Inmon vs Kimball – DWHanswers

Introduction:

In data warehousing, we often hear discussions on whether a person or organisation’s data warehouse falls into either Bill Inmon’s or Ralph Kimball’s way of thinking; we’ll call these ways of thinking “paradigms”. But what are they, and how do they differ? More importantly, why are they important when considering how to build your data warehouse?

The Paradigms:

Inmon’s paradigm: A data warehouse is only one part of the overall business intelligence system. An enterprise has one (and only one) data warehouse and data marts source their information from that data warehouse. In the Inmon paradigm, information is stored in Normal Form, typically 3rd or above.
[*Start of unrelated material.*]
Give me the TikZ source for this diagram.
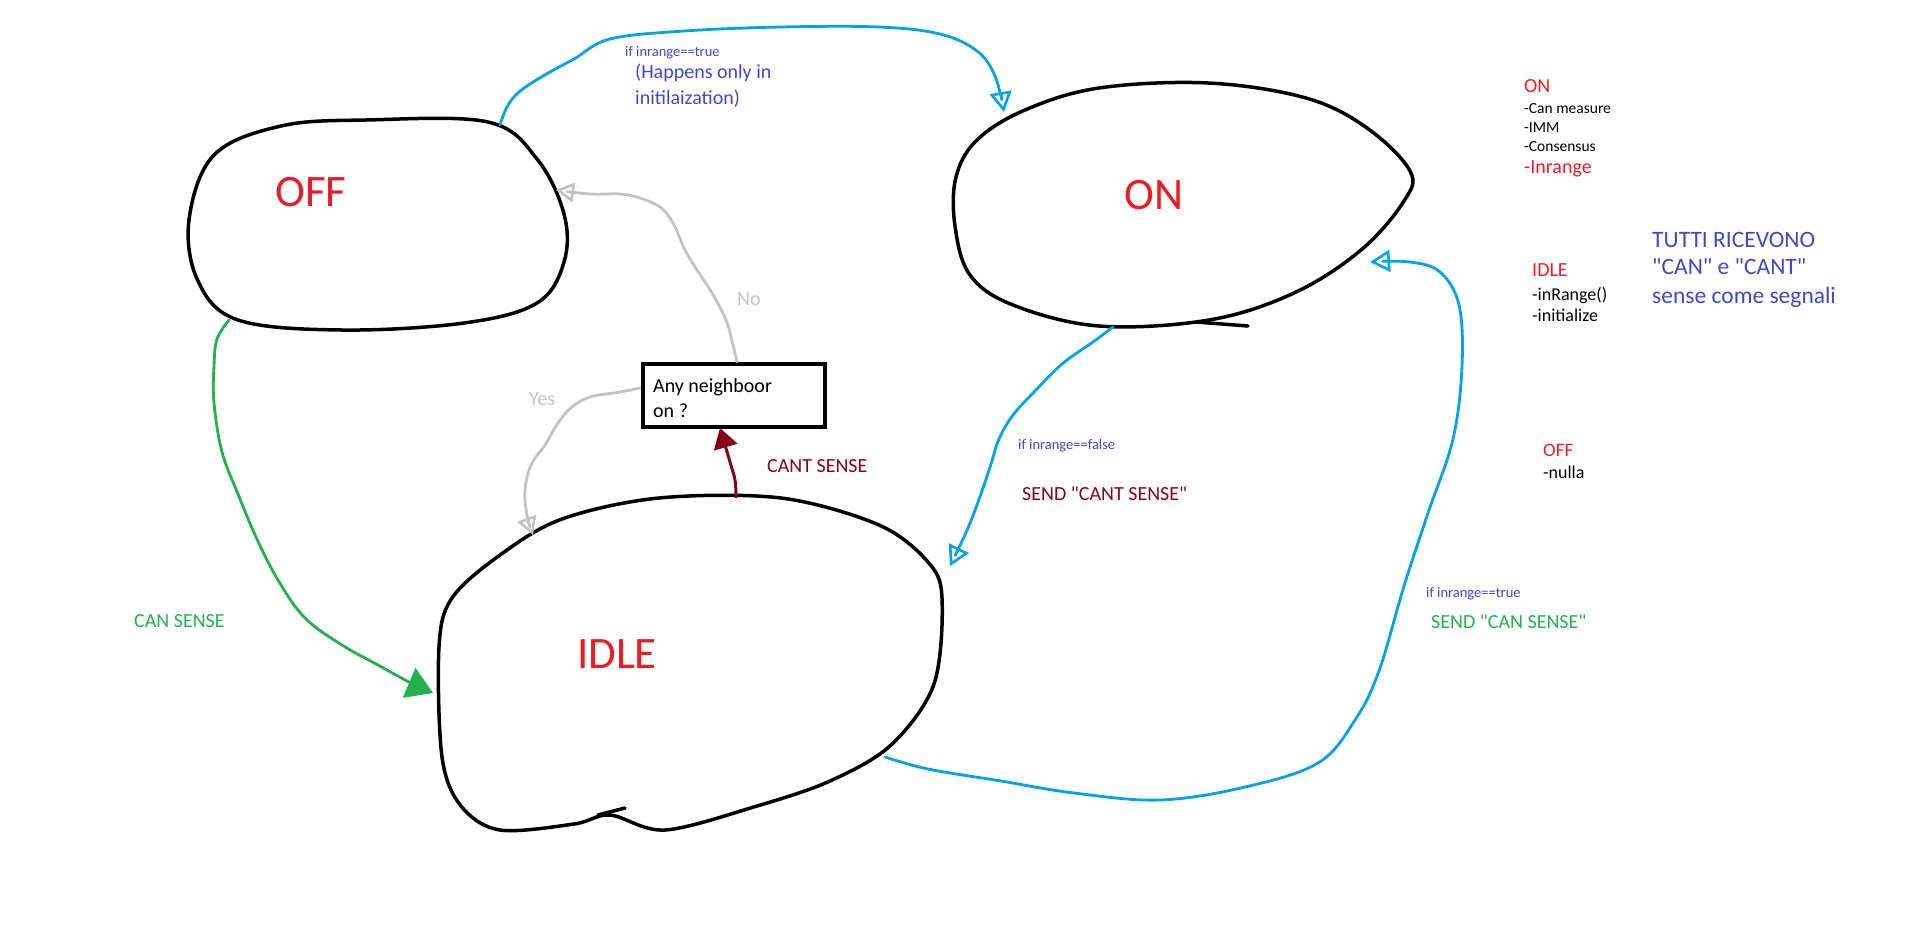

Kimball’s paradigm: The Data warehouse is the conglomerate of all data marts within the enterprise. Data is stored in a dimensional architecture, connected by a star or snowflake schema.

Case Study:

An example scenario might help to make the differences a little clearer; a business owner asks for a way to merge three different sources (ODS – Operational Data Store) of company data into one central pot, to allow the business to understand sales made either in the store or on the website, versus the amount of stock left in the warehouse. Reporting will be required to satisfy both the finance department and the board.

The question mark is where a decision to adopt an Inmon or Kimball paradigm comes in.

At a high level, the Inmon Data Warehouse might look something like this:

Data is sourced from various ODS’ and merged into a single repository, the EDW (Enterprise Data Warehouse). Data is then fed to Datamarts for consumption by the users. The Inmon method relies on a strong, principled foundation as changes to the data warehouse will affect the information held in the adjoining data marts.

The common phrase used by advocates of the Inmon paradigm is “one version of the truth”, but that isn’t technically true, but it as, at least, “one version of the facts”.

Below is a high-level example of how a Kimball Data Warehouse might look:

Notice how the Kimball paradigm merges the role of the dartmart into the data warehouse. Both the “Finance” and “Order” datamarts would be stored within two separate schemas, within the same data warehouse.

The common assumption is that the Kimball design requires fewer “moving parts” to arrive at the same answer, but that is an oversimplification. The Kimball design could house the same data within the two schemas in entirely different ways, or worse still, exclude data that the other includes; this could lead to confusion over the validity of the data.

In reality, the data warehouse systems in most enterprises are closer to Ralph Kimball’s ideal; this is because most data warehouses start out their life as a departmental effort, and as a result only a single schema (or datamart) is required. Only when more data marts are built later do they evolve into a data warehouse.

Conclusion:

It’s important to understand that there is no right or wrong answer as the two paradigms represent entirely different data warehousing methodologies, but one might suit your organisation or personal working habits better than the other. Inmon’s paradigm is more rigid (working from the ground up) and if a change is made, it could affect every level. Kimball’s paradigm is suited to swift development and change (working from the top down); since the datamarts are seperated, a change is unlikely to affect other areas.

Both have pros and cons though, and the choice often boils down to personal taste and time contraints.